Eine Ansichtskarte aus Bargfeld

anlässlich des 95. Geburtstages des Schriftstellers
mitgeteilt von Thomas Körner
 
Lieber U.,

meine November!
Mit kA in Bargfeld Kreis Celle.
Wir klauen einen Fichtenzweig
aus Schmidt' sein‘m Garten
zum Advent
und stoßen im Gasthof Bangemann
mit Bier und Hühnerbrühe auf
AS an.

Oh Arno
Du
Mein D. Q.

Dass dies der erste und vielleicht einzige Besuch bei einem Schriftsteller ist, macht mich de-mütig.
Eine Art bukolischer De-Mut.

Im Hause selbst sind zwei Fotos zu sehen. Die zeigen die Nacht- und die Tagseite des haidnischen Fauns. Das eine: der Körper ganz schwarz gekleidet, die Schulter hochgezogen, weißes Gesicht, ein gespenstisches Abbild der Besessenheit, knöchern, kalt, neblig, windig, spökenkiekerig...
Das andere: im neuen Pullover mit schwungvollem Schal, da sieht man den jungen Artisten, ufafilmschön, liebhaberisch eitel-sympathisch, mit gebügelten Hosen, in Sandalen, vor dem Holzhaus, ein Jux auf den Fototermin – und unüberbietbar deutsch.
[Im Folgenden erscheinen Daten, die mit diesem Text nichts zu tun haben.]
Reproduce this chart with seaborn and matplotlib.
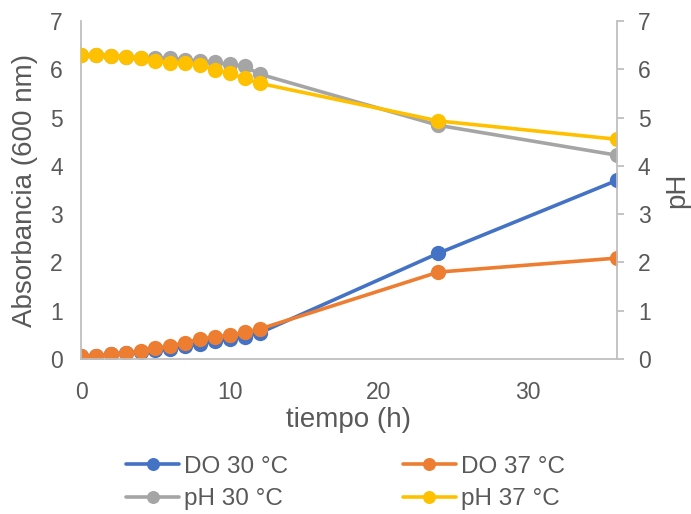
"""
plot.py — Absorbancia (DO 600 nm) y pH frente al tiempo a 30 °C y 37 °C.
"""
import matplotlib
matplotlib.use("Agg")
import matplotlib.pyplot as plt
import pandas as pd
import seaborn as sns

# Datos
tiempo = [0, 1, 2, 3, 4, 5, 6, 7, 8, 9, 10, 11, 12, 24, 36]
do_30 = [0.06, 0.07, 0.10, 0.12, 0.14, 0.18, 0.21, 0.26, 0.31, 0.37, 0.41, 0.46, 0.54, 2.19, 3.70]
do_37 = [0.06, 0.06, 0.10, 0.13, 0.17, 0.23, 0.27, 0.34, 0.41, 0.46, 0.49, 0.55, 0.62, 1.80, 2.09]
ph_30 = [6.30, 6.30, 6.28, 6.26, 6.24, 6.24, 6.23, 6.20, 6.17, 6.15, 6.10, 6.06, 5.90, 4.84, 4.22]
ph_37 = [6.30, 6.30, 6.28, 6.26, 6.24, 6.17, 6.14, 6.13, 6.09, 5.99, 5.92, 5.81, 5.71, 4.93, 4.55]

TEXT = "#595959"
SPINE = "#BFBFBF"
TICK_FS = 16.5
LABEL_FS = 20
LEGEND_FS = 17.5

sns.set_style("white")
plt.rcParams["font.family"] = ["Liberation Sans", "DejaVu Sans"]

df = pd.DataFrame({"tiempo": tiempo, "do_30": do_30, "do_37": do_37,
                   "ph_30": ph_30, "ph_37": ph_37})

fig = plt.figure(figsize=(6.91, 5.14), dpi=100)
ax = fig.add_axes([81 / 691, 1 - 359 / 514, (617 - 81) / 691, (359 - 21) / 514])
ax2 = ax.twinx()

style = dict(marker="o", markersize=11, linewidth=2.6, markeredgewidth=0)
sns.lineplot(data=df, x="tiempo", y="do_30", color="#4472C4", label="DO 30 °C", ax=ax, **style)
sns.lineplot(data=df, x="tiempo", y="do_37", color="#ED7D31", label="DO 37 °C", ax=ax, **style)
sns.lineplot(data=df, x="tiempo", y="ph_30", color="#A5A5A5", label="pH 30 °C", ax=ax2, **style)
sns.lineplot(data=df, x="tiempo", y="ph_37", color="#FFC000", label="pH 37 °C", ax=ax2, **style)

for a in (ax, ax2):
    a.set_ylim(0, 7)
    a.set_yticks(range(0, 8))
    a.set_xlim(0, 36)
    for side in ("top", "left", "right", "bottom"):
        a.spines[side].set_visible(False)
    a.tick_params(colors=TEXT, labelsize=TICK_FS)
    if a.get_legend():
        a.get_legend().remove()

ax.spines["left"].set_visible(True)
ax.spines["left"].set_color(SPINE)
ax.spines["bottom"].set_visible(True)
ax.spines["bottom"].set_color(SPINE)
ax.spines["left"].set_linewidth(1.3)
ax.spines["bottom"].set_linewidth(1.3)
ax.tick_params(axis="y", length=0, pad=13)
ax.tick_params(axis="x", length=0, pad=16)
ax.set_xticks([0, 10, 20, 30])

ax2.spines["right"].set_visible(True)
ax2.spines["right"].set_color(SPINE)
ax2.spines["right"].set_linewidth(1.3)
ax2.tick_params(axis="y", length=5, width=1.3, color=SPINE, pad=10)

ax.set_xlabel("tiempo (h)", color=TEXT, fontsize=LABEL_FS, labelpad=2)
ax.set_ylabel("Absorbancia (600 nm)", color=TEXT, fontsize=LABEL_FS, labelpad=9)
ax2.set_ylabel("pH", color=TEXT, fontsize=LABEL_FS, labelpad=10)

h1, l1 = ax.get_legend_handles_labels()
h2, l2 = ax2.get_legend_handles_labels()
handles = [h1[0], h2[0], h1[1], h2[1]]
labels = [l1[0], l2[0], l1[1], l2[1]]
fig.legend(handles, labels, ncol=2, loc="lower center", bbox_to_anchor=(0.5, -0.035),
           frameon=False, fontsize=LEGEND_FS, labelcolor=TEXT, handlelength=2.2,
           handletextpad=0.2, columnspacing=4.7, labelspacing=0.42, markerscale=0.85)

fig.savefig("out.png", dpi=100)
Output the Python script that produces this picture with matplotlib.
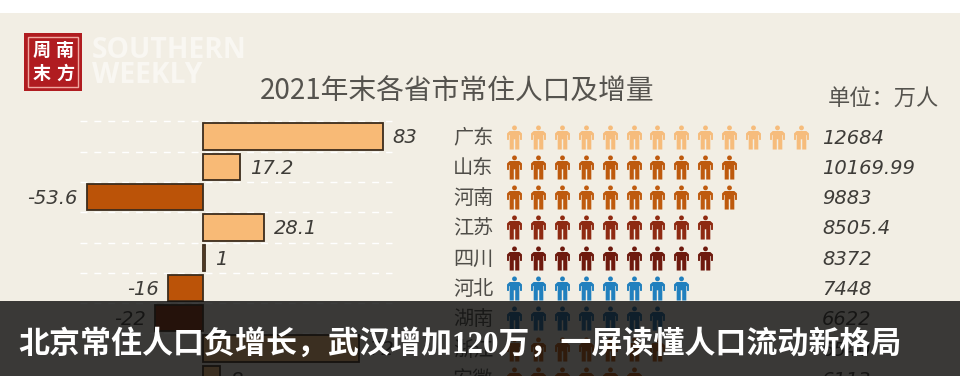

Die Hütte ist längst durch den Nachlass geordnet.
Gedenkstätte einer Ein-Mann-Diktatur.
Aber immer noch voller intellektueller Magie und virtuos gehandhabter Vorurteile.

Gruß!
Th.

P.S.: Den RINGKLIB (aus dem Steinernen Herzen) haben wir an der von Dir angegebenen Stelle gefunden und wieder mitgenommen – erzähl das bloß nicht weiter!